The pile of bricks here used to be row houses that for years were occupied by squatters, a magnet for crime. They're gone now, demolished by the city because the school safe passage route to Mays Academy passes where the row houses stood until last week.
For years, residents in this Englewood neighborhood, like Michael Ford, were hoping something would be done about the eyesores next door. Safe passage helped make it happen in a few short months.
"Lights are being fixed. Streets are being fixed. Houses are being torn down. They're really serious about this safe passage," said Michael Ford, resident.
6743 South Damen is coming down on Monday. This building and the Englewood row houses are among 40 properties along the various safe passage routes that are being demolished because they are vacant and considered dangerous. All have been cleared through the court process.
"What we've done because children's safety is such a priority now, we've prioritized the buildings already on the safe passage routes to take down immediately," said Mike Merchant, Chicago Building Commissioner.
But there are many other homes, vacant or dilapidated, near, and in some cases on, safe passage routes that will not be brought down by the start of the school year. This one, for instance, is a stone's throw from the home on South Damen.
"And it's been sitting there for seven years. Vacant. Falling in," said Willie Corbitt, resident.
It's been vacant long enough for plants to be growing in a back room that no longer has a roof. The owner told us he's in bankruptcy court. The city says it'll move on this property in demolition court, which takes time.
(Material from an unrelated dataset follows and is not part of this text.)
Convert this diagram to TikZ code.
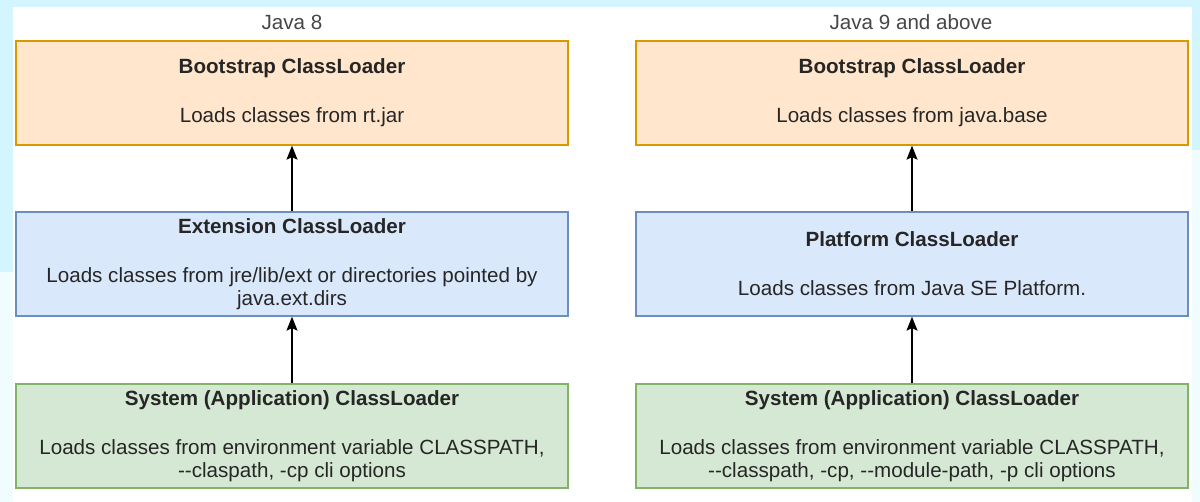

"No matter what, at a minimum , we're going to have a board up company go out and secure it because it's on the route and the court process will take its course," said Merchant.
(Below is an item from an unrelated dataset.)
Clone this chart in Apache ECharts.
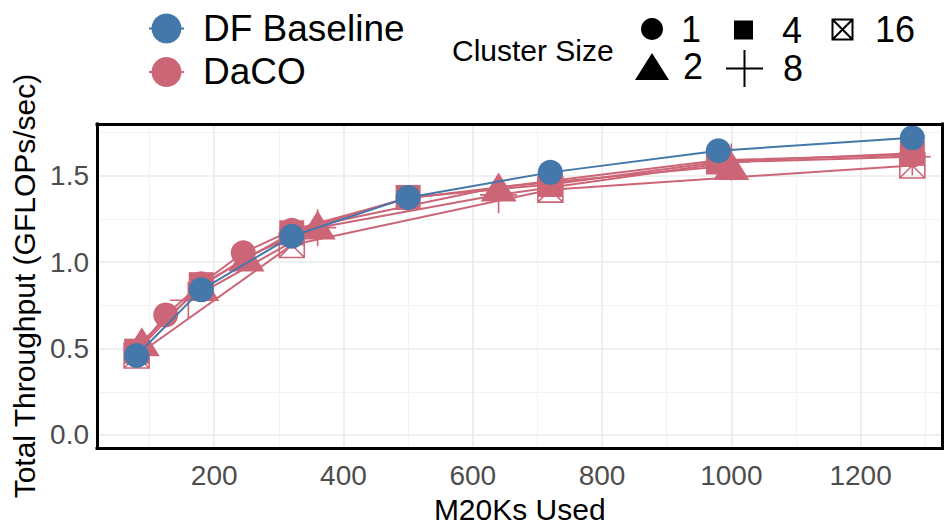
<!DOCTYPE html>
<html><head><meta charset="utf-8">
<script src="https://cdn.jsdelivr.net/npm/echarts@6/dist/echarts.min.js"></script>
<style>html,body{margin:0;padding:0;background:#fff}#c{width:944px;height:529px}</style>
</head><body><div id="c"></div>
<script>
// ---- data ----
const baselineX = [80, 180, 320, 500, 720, 980, 1280];
const baselineY = [0.46, 0.84, 1.15, 1.375, 1.52, 1.645, 1.72];
const daco1X = [80, 125, 180, 245, 320, 500, 720, 980, 1280];
const daco1Y = [0.48, 0.695, 0.875, 1.055, 1.185, 1.37, 1.47, 1.59, 1.62];
const daco2X = [88, 180, 250, 360, 640, 1000];
const daco2Y = [0.54, 0.86, 1.03, 1.215, 1.435, 1.56];
const daco4X = [80, 180, 320, 500, 720, 980, 1280];
const daco4Y = [0.485, 0.87, 1.17, 1.375, 1.45, 1.58, 1.63];
const daco8X = [160, 360, 640, 1000, 1280];
const daco8Y = [0.78, 1.2, 1.39, 1.58, 1.61];
const daco16X = [80, 320, 720, 1280];
const daco16Y = [0.46, 1.10, 1.42, 1.56];
const groupNames = ['DF Baseline', 'DaCO'];
const clusterSizes = ['1', '2', '4', '8', '16'];
const xTitle = 'M20Ks Used';
const yTitle = 'Total Throughput (GFLOPs/sec)';
const legendTitle = 'Cluster Size';

// ---- styling ----
const BLUE = '#4477AA', RED = '#CC6677';
const FONT = '"Liberation Sans", Arial, sans-serif';
const PLUS = 'path://M10,0L10,20M0,10L20,10';
const XBOX = 'path://M0,0L20,0L20,20L0,20ZM0,0L20,20M20,0L0,20';
const pairs = (xs, ys) => xs.map((x, i) => [x, ys[i]]);
const XMIN = 18.7, XMAX = 1326.7, YMIN = -0.076, YMAX = 1.80;

function lineSeries(name, xs, ys, color, symbol, size, hollow, z) {
  return {
    type: 'line', name: name, data: pairs(xs, ys), z: z,
    symbol: symbol, symbolSize: size, showSymbol: true,
    lineStyle: { color: color, width: 2 },
    itemStyle: hollow ? { color: 'rgba(0,0,0,0)', borderColor: color, borderWidth: 1.6 }
                      : { color: color, borderWidth: 0 },
    emphasis: { disabled: true }, animation: false
  };
}
function dummy(name, symbol, hollow) {
  return {
    type: 'line', name: name, data: [], symbol: symbol,
    itemStyle: hollow ? { color: 'rgba(0,0,0,0)', borderColor: '#000', borderWidth: 1.3 }
                      : { color: '#000', borderWidth: 0 },
    lineStyle: { color: '#000' }
  };
}

const series = [
  lineSeries(groupNames[1], daco1X, daco1Y, RED, 'circle', 25, false, 3),
  lineSeries(groupNames[1], daco2X, daco2Y, RED, 'triangle', [36, 29], false, 2),
  lineSeries(groupNames[1], daco4X, daco4Y, RED, 'rect', 25, false, 2),
  lineSeries(groupNames[1], daco8X, daco8Y, RED, PLUS, 37, true, 2),
  lineSeries(groupNames[1], daco16X, daco16Y, RED, XBOX, 25, true, 2),
  lineSeries(groupNames[0], baselineX, baselineY, BLUE, 'circle', 25, false, 4),
  dummy(clusterSizes[0], 'circle', false),
  dummy(clusterSizes[1], 'triangle', false),
  dummy(clusterSizes[2], 'rect', false),
  dummy(clusterSizes[3], PLUS, true),
  dummy(clusterSizes[4], XBOX, true)
];

function shapeLegend(name, icon, left, top, w, h, pad) {
  return {
    data: [{ name: name, icon: icon }], left: left, top: top, padding: 0,
    itemWidth: w, itemHeight: h, selectedMode: false,
    textStyle: { fontSize: 36, lineHeight: 36, color: '#000', fontFamily: FONT, padding: [0, 0, 0, pad] }
  };
}

const hiddenAxisBits = {
  axisTick: { show: false }, axisLabel: { show: false },
  splitLine: { show: false }, minorSplitLine: { show: false }
};
const borderLine = { show: true, onZero: false, lineStyle: { color: '#000', width: 3, cap: 'square' } };

const option = {
  animation: false,
  backgroundColor: '#fff',
  textStyle: { fontFamily: FONT },
  title: {
    text: legendTitle, left: 452, top: 35, padding: 0,
    textStyle: { fontSize: 30, fontWeight: 'normal', color: '#000', fontFamily: FONT, lineHeight: 30 }
  },
  legend: [
    {
      data: groupNames, orient: 'vertical', left: 148, top: 9.5, padding: 0,
      itemWidth: 35, itemHeight: 37.5, itemGap: 5.4, selectedMode: false,
      textStyle: { fontSize: 37, lineHeight: 38, color: '#000', fontFamily: FONT, padding: [0, 0, 0, 14] }
    },
    shapeLegend(clusterSizes[0], 'circle', 641, 11, 22, 22, 13),
    shapeLegend(clusterSizes[2], 'rect', 734, 12, 19, 19, 24),
    shapeLegend(clusterSizes[4], XBOX, 831.5, 11.5, 20, 20, 17.5),
    shapeLegend(clusterSizes[1], 'triangle', 635, 48.5, 34, 27, 9),
    shapeLegend(clusterSizes[3], PLUS, 725, 49, 37, 38, 15)
  ],
  grid: {
    left: 97, right: 1.5, top: 124, bottom: 76, containLabel: false, show: false
  },
  xAxis: [{
    type: 'value', min: XMIN, max: XMAX, splitNumber: 7, position: 'bottom',
    name: xTitle, nameLocation: 'middle', nameGap: 41,
    nameTextStyle: { fontSize: 30, color: '#000', fontFamily: FONT },
    axisLine: borderLine, axisTick: { show: false },
    axisLabel: { fontSize: 28, color: '#4D4D4D', margin: 13, showMinLabel: false, showMaxLabel: false,
      fontFamily: FONT, formatter: v => String(v) },
    splitLine: { show: true, lineStyle: { color: '#EBEBEB', width: 1.7 } },
    minorTick: { show: false, splitNumber: 2 },
    minorSplitLine: { show: true, lineStyle: { color: '#F2F2F2', width: 1 } },
    z: 1
  }, Object.assign({
    type: 'value', min: XMIN, max: XMAX, position: 'top', axisLine: borderLine, z: 5
  }, hiddenAxisBits)],
  yAxis: [{
    type: 'value', min: YMIN, max: YMAX, splitNumber: 4, position: 'left',
    name: yTitle, nameLocation: 'middle', nameGap: 56, nameRotate: 90,
    nameTextStyle: { fontSize: 30, color: '#000', fontFamily: FONT },
    axisLine: borderLine, axisTick: { show: false },
    axisLabel: { fontSize: 28, color: '#4D4D4D', margin: 8, showMinLabel: false, showMaxLabel: false,
      fontFamily: FONT, formatter: v => v.toFixed(1) },
    splitLine: { show: true, lineStyle: { color: '#EBEBEB', width: 1.7 } },
    minorTick: { show: false, splitNumber: 2 },
    minorSplitLine: { show: true, lineStyle: { color: '#F2F2F2', width: 1 } },
    z: 1
  }, Object.assign({
    type: 'value', min: YMIN, max: YMAX, position: 'right', axisLine: borderLine, z: 5
  }, hiddenAxisBits)],
  series: series
};

const chart = echarts.init(document.getElementById('c'), null, { renderer: 'svg' });
chart.setOption(option);
</script>
</body></html>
Apart from the expense of litigation, the cost of knocking down a home is roughly averaged at $20,000, so the arithmetic would suggest over $800,000 is spent on safe passage demolitions.
The bigger picture here, of course, is the number of vacant homes citywide that are boarded-up, or falling down and being navigated through a court process that often moves at a glacial pace.
Last year, the city knocked down over 700 such homes, higher than in the past, because of an anti-crime initiative.